A democratização da educação fez com que a escola passasse a ser para todos, coisa que não era antes do 25 de Abril.Diria que essa é a parte boa. A parte menos boa são campanhas absolutamente condenáveis que se fizeram neste país. Não me esqueço, no governo de Sócrates, quando se quis reduzir muito despesas na educação, daquelas frases inesquecíveis como “perdi os professores mas ganhei na opinião pública”. Penso que ultimamente, apesar de tudo, tem havido um discurso contrário e de valorização, mesmo dos próprios governantes, depois a seguir, às vezes os atos não correspondem, mas o discurso de grande desvalorização da profissão já não existe tanto.
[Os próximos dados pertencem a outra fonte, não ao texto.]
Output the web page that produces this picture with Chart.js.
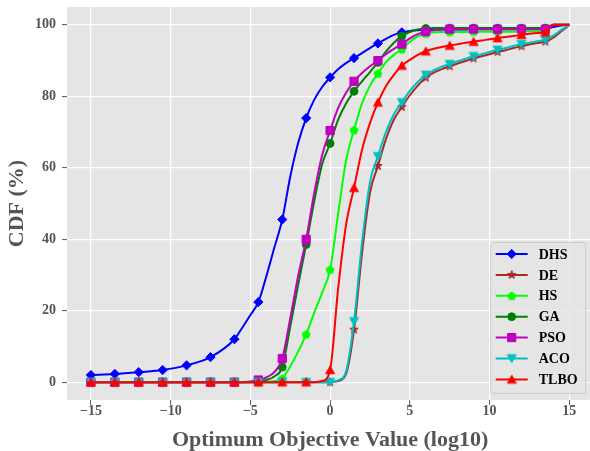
<!DOCTYPE html>
<html>
<head>
<meta charset="utf-8">
<script src="https://cdn.jsdelivr.net/npm/chart.js@4.4.1/dist/chart.umd.min.js"></script>
<style>
  html, body { margin: 0; padding: 0; background: #ffffff; overflow: hidden; }
  #wrap { width: 600px; height: 451px; }
</style>
</head>
<body>
<div id="wrap"><canvas id="cdf" width="600" height="451"></canvas></div>
<script>
// Sample positions (log10 of the optimum objective value)
const xValues = [-15, -13.5, -12, -10.5, -9, -7.5, -6,
  -5.5, -5, -4.5, -4, -3.5, -3, -2.5, -2, -1.5, -1, -0.5, 0, 0.5, 1, 1.5, 2, 2.5, 3, 3.5, 4, 4.5, 5, 5.5,
  6, 6.5, 7, 7.5, 8, 8.5, 9, 9.5, 10, 10.5, 11, 11.5, 12, 12.5, 13, 13.5, 14, 14.5, 15];

// Positions that carry a marker
const markerX = [-15, -13.5, -12, -10.5, -9, -7.5, -6, -4.5, -3, -1.5, 0, 1.5, 3, 4.5, 6, 7.5, 9, 10.5, 12, 13.5];

// CDF values (%) for each algorithm
const dhsValues = [2.0, 2.3, 2.8, 3.4, 4.7, 7.0, 12.0,
  15.3, 18.8, 22.4, 29.6, 37.6, 45.5, 57.5, 67.0, 73.9, 79.0, 82.6,
  85.3, 87.6, 89.3, 90.7, 92.1, 93.5, 94.8, 96.1, 97.2, 97.9, 98.3, 98.5,
  98.6, 98.6, 98.7, 98.7, 98.7, 98.7, 98.8, 98.8, 98.8, 98.8, 98.8, 98.8, 98.9, 98.9, 98.9, 98.9, 99.4, 99.8, 100];
const deValues = [0, 0, 0, 0, 0, 0, 0, 0, 0, 0, 0, 0, 0, 0, 0, 0, 0, 0, 0,
  0.3, 2.3, 14.7, 36.0, 53.0, 60.5, 68.0, 73.5, 77.0, 80.3, 83.0,
  85.2, 86.6, 87.6, 88.4, 89.2, 89.9, 90.6, 91.2, 91.8, 92.4, 92.9, 93.5, 94.0, 94.5, 94.9, 95.3, 96.4, 98.2, 100];
const hsValues = [0, 0, 0, 0, 0, 0, 0, 0, 0, 0, 0,
  0.3, 1.0, 4.4, 8.6, 13.4, 19.4, 25.0, 31.5, 47.0, 62.0, 70.6, 78.0, 83.0, 86.4, 89.5, 91.6, 93.2, 95.3, 96.8,
  97.6, 97.9, 98.0, 98.0, 98.0, 98.0, 98.1, 98.1, 98.1, 98.1, 98.1, 98.1, 98.2, 98.2, 98.2, 98.2, 100, 100, 100];
const gaValues = [0, 0, 0, 0, 0, 0, 0, 0,
  0.05, 0.2, 0.6, 1.6, 4.2, 15.5, 27.3, 38.5, 50.5, 61.0, 66.8, 73.4, 78.0, 81.4, 84.2, 86.8, 89.5, 92.5, 95.0, 96.9, 98.0, 98.7,
  99.0, 99.1, 99.1, 99.1, 99.1, 99.1, 99.1, 99.1, 99.1, 99.1, 99.1, 99.1, 99.1, 99.1, 99.1, 99.1, 100, 100, 100];
const psoValues = [0, 0, 0, 0, 0, 0, 0,
  0.05, 0.2, 0.6, 1.3, 2.8, 6.6, 17.8, 29.8, 40.0, 52.9, 63.5, 70.4, 76.7, 81.0, 84.2, 86.5, 88.4, 90.0, 91.8, 93.3, 94.6, 96.2, 97.4,
  98.1, 98.5, 98.7, 98.8, 98.8, 98.8, 98.8, 98.8, 98.8, 98.8, 98.8, 98.8, 98.8, 98.8, 98.8, 98.8, 100, 100, 100];
const acoValues = [0, 0, 0, 0, 0, 0, 0, 0, 0, 0, 0, 0, 0, 0, 0, 0, 0, 0, 0,
  0.5, 3.0, 17.0, 39.0, 56.0, 63.2, 70.0, 75.0, 78.3, 81.5, 84.0,
  86.0, 87.3, 88.3, 89.0, 89.8, 90.5, 91.2, 91.8, 92.4, 93.0, 93.5, 94.1, 94.6, 95.0, 95.4, 95.8, 97.0, 98.6, 100];
const tlboValues = [0, 0, 0, 0, 0, 0, 0, 0, 0, 0, 0, 0, 0, 0, 0, 0, 0,
  0.3, 3.4, 26.0, 44.0, 54.4, 65.0, 72.5, 78.3, 82.8, 86.0, 88.6, 90.2, 91.6,
  92.6, 93.3, 93.8, 94.2, 94.6, 95.0, 95.3, 95.6, 96.0, 96.3, 96.6, 96.9, 97.2, 97.5, 97.7, 97.9, 100, 100, 100];

const seriesNames = ['DHS', 'DE', 'HS', 'GA', 'PSO', 'ACO', 'TLBO'];
const seriesValues = [dhsValues, deValues, hsValues, gaValues, psoValues, acoValues, tlboValues];

const xTicks = [-15, -10, -5, 0, 5, 10, 15];
const yTicks = [0, 20, 40, 60, 80, 100];

const SERIF = "'Liberation Serif', 'Times New Roman', Times, serif";

// Small canvases for the marker shapes Chart.js lacks
function markerCanvas(color, drawPath) {
  const c = document.createElement('canvas');
  c.width = 12; c.height = 12;
  const g = c.getContext('2d');
  g.fillStyle = color; g.strokeStyle = color; g.lineWidth = 1;
  g.beginPath();
  drawPath(g, 6, 6);
  g.closePath();
  g.fill(); g.stroke();
  return c;
}
function starPath(g, cx, cy) {
  const R = 4.4, r = R * 0.382;
  for (let k = 0; k < 10; k++) {
    const a = -Math.PI / 2 + k * Math.PI / 5;
    const rr = k % 2 === 0 ? R : r;
    const px = cx + rr * Math.cos(a), py = cy + rr * Math.sin(a);
    k === 0 ? g.moveTo(px, py) : g.lineTo(px, py);
  }
}
function pentagonPath(g, cx, cy) {
  const R = 4.2;
  for (let k = 0; k < 5; k++) {
    const a = -Math.PI / 2 + k * 2 * Math.PI / 5;
    const px = cx + R * Math.cos(a), py = cy + R * Math.sin(a) + 0.4;
    k === 0 ? g.moveTo(px, py) : g.lineTo(px, py);
  }
}
function triUpPath(g, cx, cy) {
  g.moveTo(cx, cy - 4.2); g.lineTo(cx + 4.4, cy + 3.8); g.lineTo(cx - 4.4, cy + 3.8);
}
function triDownPath(g, cx, cy) {
  g.moveTo(cx, cy + 4.2); g.lineTo(cx + 4.4, cy - 3.8); g.lineTo(cx - 4.4, cy - 3.8);
}

const seriesStyles = [
  { color: '#0000ff', pointStyle: 'rectRot', radius: 4.6 },
  { color: '#a52a2a', pointStyle: markerCanvas('#a52a2a', starPath), radius: 4 },
  { color: '#00ff00', pointStyle: markerCanvas('#00ff00', pentagonPath), radius: 4 },
  { color: '#008000', pointStyle: 'circle', radius: 3.9 },
  { color: '#bf00bf', pointStyle: 'rect', radius: 5.8 },
  { color: '#00bfbf', pointStyle: markerCanvas('#00bfbf', triDownPath), radius: 4 },
  { color: '#ff0000', pointStyle: markerCanvas('#ff0000', triUpPath), radius: 4 }
];

function isMarker(x) {
  return markerX.some(m => Math.abs(m - x) < 1e-9);
}

const datasets = seriesNames.map((name, i) => {
  const st = seriesStyles[i];
  return {
    label: name,
    data: xValues.map((x, j) => ({ x: x, y: seriesValues[i][j] })),
    borderColor: st.color,
    backgroundColor: st.color,
    borderWidth: 2,
    cubicInterpolationMode: 'monotone',
    pointStyle: st.pointStyle,
    pointBackgroundColor: st.color,
    pointBorderColor: st.color,
    pointBorderWidth: 1,
    pointRadius: ctx => isMarker(xValues[ctx.dataIndex]) ? st.radius : 0,
    pointHoverRadius: 0,
    order: seriesNames.length - i
  };
});

// Grey panel behind the plotting area
const panelPlugin = {
  id: 'panel',
  beforeDraw(chart) {
    const { ctx, chartArea: a } = chart;
    ctx.save();
    ctx.fillStyle = '#ffffff';
    ctx.fillRect(0, 0, chart.width, chart.height);
    ctx.fillStyle = '#e5e5e5';
    ctx.fillRect(a.left, a.top, a.right - a.left, a.bottom - a.top);
    ctx.restore();
  }
};

// Legend box in the lower right corner of the plotting area
const legendBoxPlugin = {
  id: 'legendBox',
  afterDraw(chart) {
    const { ctx, chartArea: a } = chart;
    const w = 95, h = 151;
    const bx = a.right - 8 - w + 0.5, by = a.bottom - 7 - h + 0.5;
    ctx.save();
    ctx.beginPath();
    if (ctx.roundRect) ctx.roundRect(bx, by, w, h, 3); else ctx.rect(bx, by, w, h);
    ctx.fillStyle = 'rgba(229,229,229,0.8)';
    ctx.fill();
    ctx.strokeStyle = '#cccccc';
    ctx.lineWidth = 1;
    ctx.stroke();
    ctx.font = 'bold 14px ' + SERIF;
    ctx.textBaseline = 'middle';
    ctx.textAlign = 'left';
    seriesNames.forEach((name, i) => {
      const st = seriesStyles[i];
      const y = by + 11.5 + i * 20.9;
      const x0 = bx + 5;
      ctx.strokeStyle = st.color;
      ctx.lineWidth = 2;
      ctx.beginPath();
      ctx.moveTo(x0, y);
      ctx.lineTo(x0 + 32, y);
      ctx.stroke();
      ctx.fillStyle = st.color;
      ctx.lineWidth = 1;
      Chart.helpers.drawPoint(ctx, { pointStyle: st.pointStyle, radius: st.radius, rotation: 0, borderWidth: 1 }, x0 + 16, y);
      ctx.fillStyle = '#000000';
      ctx.fillText(name, bx + 48, y + 1);
    });
    ctx.restore();
  }
};

const tickFont = { family: SERIF, weight: 'bold', size: 14 };
const titleFont = { family: SERIF, weight: 'bold', size: 22, lineHeight: 1 };

// Keep the plotting area fixed: no extra room for end labels
function fixPadding(s) {
  s.paddingTop = 0; s.paddingBottom = 0; s.paddingLeft = 0; s.paddingRight = 0;
}

new Chart(document.getElementById('cdf'), {
  type: 'line',
  data: { datasets },
  plugins: [panelPlugin, legendBoxPlugin],
  options: {
    responsive: false,
    animation: false,
    devicePixelRatio: 1,
    events: [],
    layout: { padding: { top: 7, right: 4, left: 0, bottom: 0 } },
    plugins: { legend: { display: false }, tooltip: { enabled: false } },
    scales: {
      x: {
        type: 'linear',
        min: -16.5,
        max: 16.5,
        afterBuildTicks: s => { s.ticks = xTicks.map(v => ({ value: v })); },
        afterFit: s => { s.height = 51; fixPadding(s); },
        border: { display: false },
        grid: { color: '#ffffff', lineWidth: 1.2, tickColor: '#555555', tickLength: 5, tickWidth: 1 },
        ticks: {
          color: '#555555', font: tickFont, padding: -2, maxRotation: 0, autoSkip: false,
          callback: v => (v < 0 ? '\u2212' + Math.abs(v) : String(v))
        },
        title: { display: true, text: 'Optimum Objective Value (log10)', color: '#555555', font: titleFont, padding: { top: 0, bottom: 0 } }
      },
      y: {
        type: 'linear',
        min: -5,
        max: 105,
        afterBuildTicks: s => { s.ticks = yTicks.map(v => ({ value: v })); },
        afterFit: s => { s.width = 67; fixPadding(s); },
        border: { display: false },
        grid: { color: '#ffffff', lineWidth: 1.2, tickColor: '#555555', tickLength: 5, tickWidth: 1 },
        ticks: { color: '#555555', font: tickFont, padding: 6, autoSkip: false, callback: v => String(v) },
        title: { display: true, text: 'CDF (%)', color: '#555555', font: titleFont, padding: { top: 6.6, bottom: 0 } }
      }
    }
  }
});
</script>
</body>
</html>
Acho que os professores têm vindo a fazer o que é possível para serem reconhecidos como uma profissão importante. Tenho para mim que é uma profissão com futuro, é preciso valorizar, e não é só a carreira, não é só o salário, é também, por exemplo, a formação, não se pode ir fazendo baixar cada vez mais a formação e as pessoas chegarem às escolas e não terem a formação adequada, quer científica, quer pedagógica, para poderem trabalhar com os alunos e ajudá-los a crescer. Penso que apesar de tudo os professores continuam a ser reconhecidos. Os governantes para irem a qualquer lado têm de levar seguranças. Eu vou a qualquer sítio – é evidente que não vem toda a gente dizer bem – mas nunca senti que houvesse uma ameaça. SE um polícia me manda parar diz-me que precisam de uma Fenprof, se vou ao centro de saúde as enfermeiras dizem se agora que vou sair não posso mudar de sindicato.
Se um dos seus netos lhe disser que gostava de ser professor, o que lhe diria?
Não incentivava, nem deixava de incentivar. Eles é que têm que escolher a profissão. Se querem ser professor ou bailarino, estarei sempre do lado deles, como estive do lado do meu filho.
Como convenceria um jovem a ser professor?
Fazemos muitas reuniões com os jovens que estão nos cursos de formação de professores. As instituições de ensino superiores convidam-nos. E o que costumamos dizer é que a profissão tem muitos aspectos que têm de melhorar, mas precisa muito de vocês, precisa de muitos jovens, precisa de muitos professores. E, portanto, o que é que tem que fazer? Ter a melhor formação possível, vir para a profissão, identificar o que está mal. Nós até podemos ajudar e já vamos dizendo o que é. E a seguir, estar disponíveis para lutar para que se melhore. É assim.